The findings include:

  • Biotech economic development is concentrated in specific geographical areas. Regions are aggressively investing in the biotech sector and are competing for capital, companies, talent and tax revenues. The result is intense competition between regions that adds an important level of competition to that between companies and institutions.
  • The regional level and regional partnerships – and the aggregation of biotech assets at the regional level – are gaining increasing legitimacy as true references for economic development and support for the biotech sector, partly as a result of limited pools of available resources and capital.
  • The biotech sector realizes the need for concerted state and regional efforts and strong public commitment in biotech economic development. The private sector is working in tandem with various public-private partnerships to mobilize resources.
  • Responsibility for developing strategies for the biotech sector is based on and implemented through decentralized and flexible institutional arrangements of cluster enhancement and market-oriented incentive structures.

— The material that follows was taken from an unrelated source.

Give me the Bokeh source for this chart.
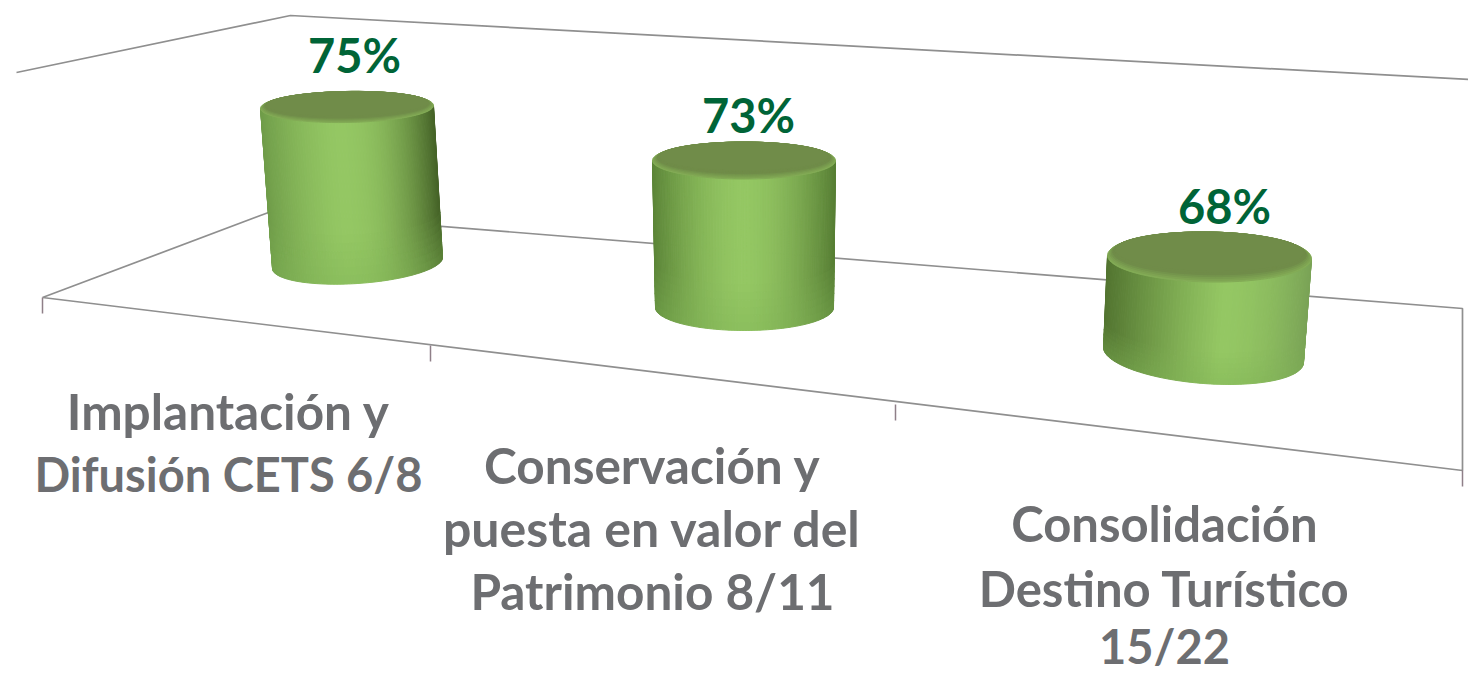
import numpy as np
from bokeh.embed import file_html
from bokeh.models import ColumnDataSource
from bokeh.plotting import figure
from bokeh.resources import INLINE
from bokeh.core.properties import value

# ---- chart data ----
categories = [
    ["Implantación y", "Difusión CETS 6/8"],
    ["Conservación y", "puesta en valor del", "Patrimonio 8/11"],
    ["Consolidación", "Destino Turístico", "15/22"],
]
percent = [75, 73, 68]

# ---- value scale of the pseudo-3D axis (truncated, pixels per point) ----
AXIS_BASE = 56.18
PX_PER_POINT = 8.29


def H(v):
    return (v - AXIS_BASE) * PX_PER_POINT


# ---- projection of each cylinder on the floor ----
geom = [
    dict(bl=(272, 268), br=(442, 257), lean_l=-12, lean_r=-9, fl=1.026, fr=0.974, bt=15.5, bb=20.5,
         u0=-0.1, eL="#6f9c49", eR="#466428", pL=1.5, pR=2.2, cx=354, lab_dy=34),
    dict(bl=(655, 307), br=(833, 307), lean_l=-3, lean_r=2, fl=1.054, fr=1.054, bt=18.5, bb=23,
         u0=0.0, eL="#5c8538", eR="#587f35", pL=1.7, pR=1.7, cx=748, lab_dy=28),
    dict(bl=(1103, 347), br=(1303, 362), lean_l=4, lean_r=8, fl=0.94, fr=1.06, bt=25, bb=28.5,
         u0=0.16, eL="#527430", eR="#7aa356", pL=1.2, pR=1.8, cx=1224, lab_dy=33.5),
]
MID = "#94c763"
TOP_RIM = "#82ab55"
TOP_CORE = "#708c49"
BOTTOM_TINT = "#7eb254"

label_x = [228, 652, 1164]
label_baselines = [[428, 491], [482, 545, 608], [540, 605, 663]]
label_sizes = [["49.5px", "47px"], ["49.5px", "50px", "49.5px"], ["49px", "49px", "47px"]]

p = figure(width=1468, height=676, x_range=(0, 1468), y_range=(676, 0),
           toolbar_location=None, output_backend="svg", min_border=0,
           background_fill_color="white", border_fill_color="white", outline_line_color=None)
p.xaxis.visible = False
p.yaxis.visible = False
p.grid.visible = False

# ---- walls, floor, ticks ----
frame_c = "#8f8f8f"
p.line([16, 290, 1468], [72, 15, 79], line_color=frame_c, line_width=1.7)
p.line([42, 268, 1462, 1462, 42], [297, 212, 308, 470, 297], line_color=frame_c, line_width=1.7)
tick_c = "#8f7f88"
for tx, ty in [(42, 297), (430, 345), (895, 404), (1462, 470)]:
    p.line([tx, tx], [ty, ty + 16], line_color=tick_c, line_width=1.5)


def rgb(h):
    return np.array([int(h[i:i + 2], 16) for i in (1, 3, 5)], float)


def mix(a, b, t):
    c = rgb(a) * (1 - t) + rgb(b) * t
    return "#%02x%02x%02x" % tuple(int(round(x)) for x in c)


xs, ys, cs = [], [], []
for v, g in zip(percent, geom):
    h = H(v)
    bl, br = np.array(g["bl"], float), np.array(g["br"], float)
    tl = bl + (g["lean_l"], -h * g["fl"])
    tr = br + (g["lean_r"], -h * g["fr"])
    ct, mt = (tl + tr) / 2, (tr - tl) / 2
    cb, mb = (bl + br) / 2, (br - bl) / 2

    def edge(c, m, b, u):
        return c + m * u + np.array([0, b * np.sqrt(max(0.0, 1 - u * u))])

    # side of the cylinder: thin slices
    us = -np.cos(np.linspace(0, np.pi, 91))
    bands = np.linspace(0.7, 1.0, 7)
    bands = np.concatenate([[0.0], bands])
    for u1, u2 in zip(us[:-1], us[1:]):
        um = (u1 + u2) / 2
        if um < g["u0"]:
            t = ((g["u0"] - um) / (1 + g["u0"])) ** g["pL"]
            base = mix(MID, g["eL"], t)
        else:
            t = ((um - g["u0"]) / (1 - g["u0"])) ** g["pR"]
            base = mix(MID, g["eR"], t)
        for k, (w1, w2) in enumerate(zip(bands[:-1], bands[1:])):
            a1, a2 = edge(ct, mt, g["bt"], u1), edge(ct, mt, g["bt"], u2)
            b1, b2 = edge(cb, mb, g["bb"], u1), edge(cb, mb, g["bb"], u2)
            p1 = a1 + (b1 - a1) * w1
            p2 = a2 + (b2 - a2) * w1
            p3 = a2 + (b2 - a2) * w2
            p4 = a1 + (b1 - a1) * w2
            col = mix(base, BOTTOM_TINT, 0.06 * k)
            xs.append([p1[0], p2[0], p3[0], p4[0]])
            ys.append([p1[1], p2[1], p3[1], p4[1]])
            cs.append(col)

    # top of the cylinder: ellipses from front rim to core, sharing the back edge
    th = np.linspace(0, 2 * np.pi, 80)
    for i, s in enumerate(np.linspace(1, 0.78, 7)):
        sx = 1 - (1 - s) * 0.35
        c = ct + np.array([0, -(1 - s) * g["bt"]])
        xs.append(list(c[0] + mt[0] * sx * np.cos(th)))
        ys.append(list(c[1] + mt[1] * sx * np.cos(th) + g["bt"] * s * np.sin(th)))
        cs.append(mix(TOP_RIM, TOP_CORE, min(1.0, i / 4)))

src = ColumnDataSource(dict(xs=xs, ys=ys, c=cs))
p.patches("xs", "ys", source=src, fill_color="c", line_color="c", line_width=1)

# ---- percent labels, sitting above each cylinder ----
lab_y = []
for v, g in zip(percent, geom):
    top_y = (g["bl"][1] - H(v) * g["fl"] + g["br"][1] - H(v) * g["fr"]) / 2
    lab_y.append(top_y - g["lab_dy"])
p.text([g["cx"] for g in geom], lab_y, text=[f"{v}%" for v in percent],
       text_font=value("Lato"), text_font_style="bold", text_font_size="47px",
       text_color="#006437", text_align="center", text_baseline="alphabetic", y_offset=-18)

# ---- category labels ----
tx, ty, tt, ts = [], [], [], []
for lines, x, bases, sizes in zip(categories, label_x, label_baselines, label_sizes):
    for line, b, s in zip(lines, bases, sizes):
        tx.append(x)
        ty.append(b)
        tt.append(line)
        ts.append(s)
lab_src = ColumnDataSource(dict(x=tx, y=ty, t=tt, s=ts))
p.text("x", "y", text="t", source=lab_src, text_font=value("Lato"), text_font_style="bold", text_font_size="s",
       text_color="#6d6e71", text_align="center", text_baseline="alphabetic", y_offset=-18)

open("out.html", "w").write(file_html(p, INLINE))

  • Emerging biotech regions are striving to leverage the proximity to more established biotech regions and to develop niche capabilities that complement existing strengths. There is a need to recognize the distinct features of each region and to play to their particular strengths by tailoring approaches to maximize impact.
  • The importance of nurturing smaller, high-growth businesses is recognized as a crucial strategy for technology-based economic development in combination with recruiting external investments, companies, and talent from outside the region that complement the existing cluster throughout the value chain.
  • Competitiveness and regional advantages are reflected in the innovative capacity to attract venture capital to the region, to mobilize business angels through various types of network organizations, and identify complementarities between venture capital, private equity investment and public investment, all of which are important for early-stage technology-based economic development.
  • Governmental agencies fulfill a role in the diffusion of knowledge and technology transfer. Such efforts counterbalance the high degree of concentration in the biotech area, but only to a limited extent. The forces of concentration are strong in terms of capital endowment and start-up capability. Regional strategies are in the process of becoming increasingly important for further dispersion.

In developing their findings and recommendations, Osthol and Lembke also look at the relative advantages of California, Massachusetts and North Carolina, outline challenges for several specific elements of a bio-based economic development strategy, and present arguments for and against state and local government involvement.